Pesan Khusus: Jangan Takut dan Jadilah Kakak yang Baik

Mengakhiri pesannya, Menpora Erick Thohir kembali meminta dengan kerendahan hati agar kakak kelas menyayangi adik kelas, dan adik kelas menghormati senior mereka. Beliau berpesan khusus kepada mereka yang pernah dirundung atau menyaksikan perundungan:

"Bully itu banyak yang lewat sosial media, banyak juga dengan kata-kata. Hadapi. Seperti saya sampaikan tadi, saya pernah dibuli, saya hadapi.
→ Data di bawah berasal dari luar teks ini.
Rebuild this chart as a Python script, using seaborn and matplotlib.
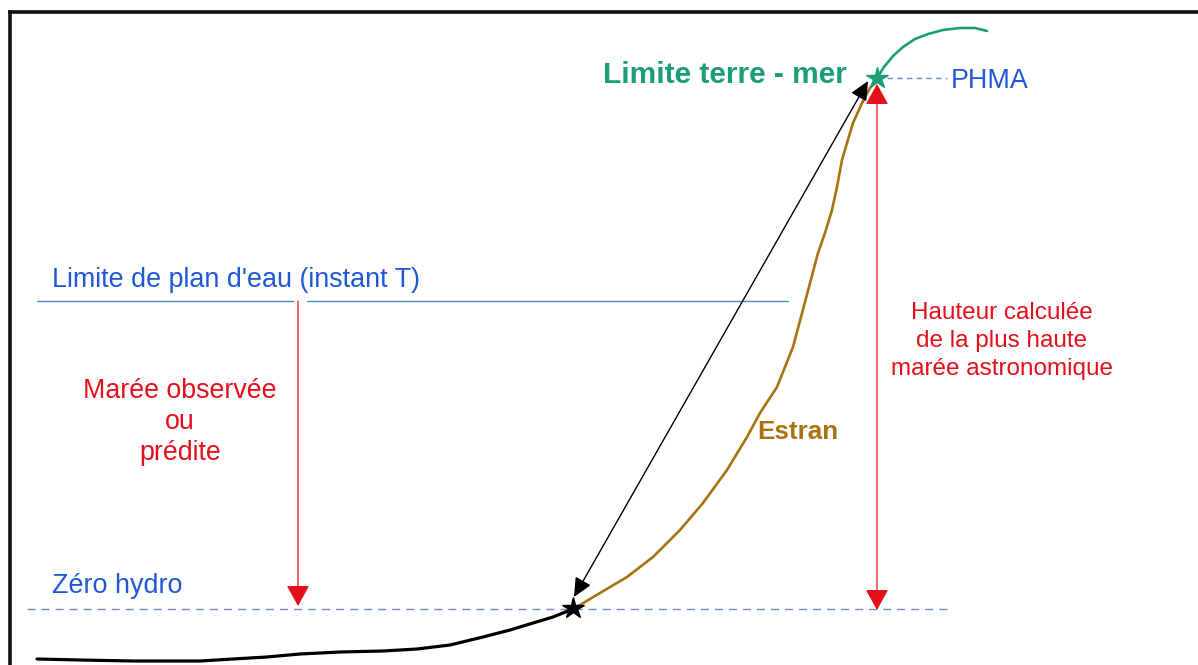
import matplotlib
matplotlib.use("Agg")
import matplotlib.pyplot as plt
import seaborn as sns

# Profile of the shore (pixel-like units, y grows downward)
bottom_x = [37, 80, 133, 200, 233, 267, 300, 340, 383, 417, 450, 483, 510, 533, 553, 573]
bottom_y = [659, 660, 661, 661, 659, 657, 654, 652, 651, 649, 645, 637, 630, 623, 617, 609]

estran_x = [573, 580, 600, 627, 653, 680, 703, 727, 747, 760, 777, 793, 805, 818,
            825, 832, 837, 842, 847, 853, 862, 870, 877]
estran_y = [608, 605, 593, 577, 557, 530, 503, 470, 437, 413, 387, 347, 302, 253,
            233, 210, 187, 160, 143, 123, 103, 88, 80]

land_x = [877, 884, 893, 903, 915, 928, 943, 960, 975, 987]
land_y = [78, 67, 56, 47, 39, 34, 30, 28, 28, 31]

# Reference levels
zero_hydro = 609
phma = 78
water_level = 301

# Colours
blue = "#1f58d4"
red = "#e3101b"
green = "#1b9d77"
brown = "#a8720f"
dash_blue = "#6c8cc4"

sns.set_theme(style="white")
plt.rcParams["font.family"] = ["Liberation Sans", "DejaVu Sans"]

fig = plt.figure(figsize=(11.98, 6.65), dpi=100)
ax = fig.add_axes([0, 0, 1, 1])
ax.set_xlim(0, 1198)
ax.set_ylim(665, 0)
ax.axis("off")

# Frame
ax.plot([10, 10], [12, 665], color="#111111", lw=2.6, solid_capstyle="projecting")
ax.plot([10, 1198], [12, 12], color="#111111", lw=2.6, solid_capstyle="projecting")

# Reference lines
ax.plot([27, 948], [zero_hydro, zero_hydro], color=dash_blue, lw=1, linestyle=(0, (5.8, 4.3)))
ax.plot([887, 947], [phma, phma], color=dash_blue, lw=1, linestyle=(0, (4, 3)))
ax.plot([37, 293], [water_level, water_level], color="#4a86c8", lw=1)
ax.plot([307, 788], [water_level, water_level], color="#4a86c8", lw=1)

# Shore profile
curve_kw = dict(sort=False, estimator=None, ax=ax, solid_joinstyle="round", solid_capstyle="round")
sns.lineplot(x=bottom_x, y=bottom_y, color="black", lw=2.3, **curve_kw)
sns.lineplot(x=estran_x, y=estran_y, color=brown, lw=1.9, **curve_kw)
sns.lineplot(x=land_x, y=land_y, color=green, lw=1.9, **curve_kw)

# Arrows
ax.annotate("", xy=(868, 81), xytext=(574, 597),
            arrowprops=dict(arrowstyle="<|-|>,head_length=0.58,head_width=0.27",
                            mutation_scale=20, color="black", lw=1, shrinkA=0, shrinkB=0))
ax.annotate("", xy=(877, 84), xytext=(877, 610),
            arrowprops=dict(arrowstyle="<|-|>,head_length=0.65,head_width=0.36",
                            mutation_scale=20, color=red, lw=0.9, shrinkA=0, shrinkB=0))
ax.annotate("", xy=(298, 606), xytext=(298, 301),
            arrowprops=dict(arrowstyle="-|>,head_length=0.65,head_width=0.36",
                            mutation_scale=20, color=red, lw=0.9, shrinkA=0, shrinkB=0))

# Stars
ax.plot([estran_x[0]], [estran_y[0]], marker="*", ms=16, color="black", ls="none")
ax.plot([land_x[0]], [land_y[0]], marker="*", ms=16, color=green, ls="none")

# Labels
ax.text(725, 83, "Limite terre - mer", color=green, fontsize=21.5, fontweight="bold",
        ha="center", va="baseline")
ax.text(951, 88, "PHMA", color=blue, fontsize=19.4, ha="left", va="baseline")
ax.text(52, 287, "Limite de plan d'eau (instant T)", color=blue, fontsize=19.4,
        ha="left", va="baseline")
ax.text(52, 593, "Zéro hydro", color=blue, fontsize=19.4, ha="left", va="baseline")
ax.text(757, 439, "Estran", color=brown, fontsize=18.7, fontweight="bold",
        ha="left", va="baseline")

for i, line in enumerate(["Marée observée", "ou", "prédite"]):
    ax.text(180, 398 + i * 31, line, color=red, fontsize=19.3, ha="center", va="baseline")

for i, line in enumerate(["Hauteur calculée", "de la plus haute", "marée astronomique"]):
    ax.text(1002, 319 + i * 28, line, color=red, fontsize=17.5, ha="center", va="baseline")

fig.savefig("out.png", dpi=100, facecolor="white")
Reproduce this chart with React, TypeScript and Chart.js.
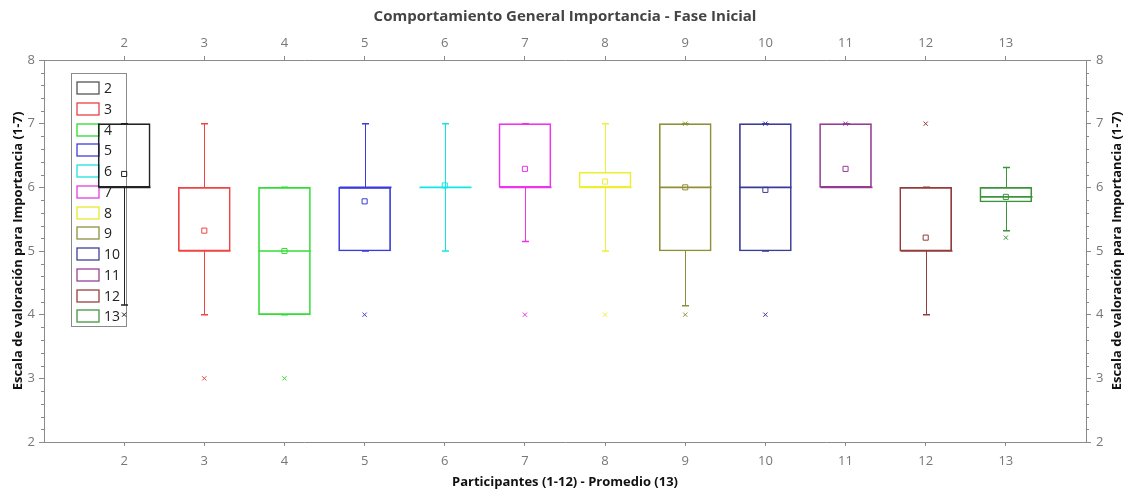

Banyak teman di sekitar kita yang berani bicara juga. Jangan takut, kalian tidak sendirian," pesan Menpora Erick, memberikan dorongan semangat.

 

Sementara itu, untuk para senior, ia menyampaikan sebuah realitas hidup: "Tentu kepada para senior, saya harapkan jadilah kakak yang baik. Karena ingat, ketika kalian kembali ke masyarakat, kalian akan hadapi yang lebih berat. Siap atau tidak," sambungnya.

 

Terakhir, Menpora menekankan bahwa pembangunan karakter adalah kunci. Pemuda Indonesia, khususnya siswa-siswi SMAN 3, harus menjadi sosok yang gigih, siap bersaing, dan terus meningkatkan kemampuan. Selain itu, yang tak kalah penting, mereka harus memiliki empati.

 

"Kita tidak mungkin jadi orang baik kalau tidak punya empati yang baik dengan keluarga. empati kepada orang tua, empati kepada lingkungan, empati kepada alam,” pungkas Menpora.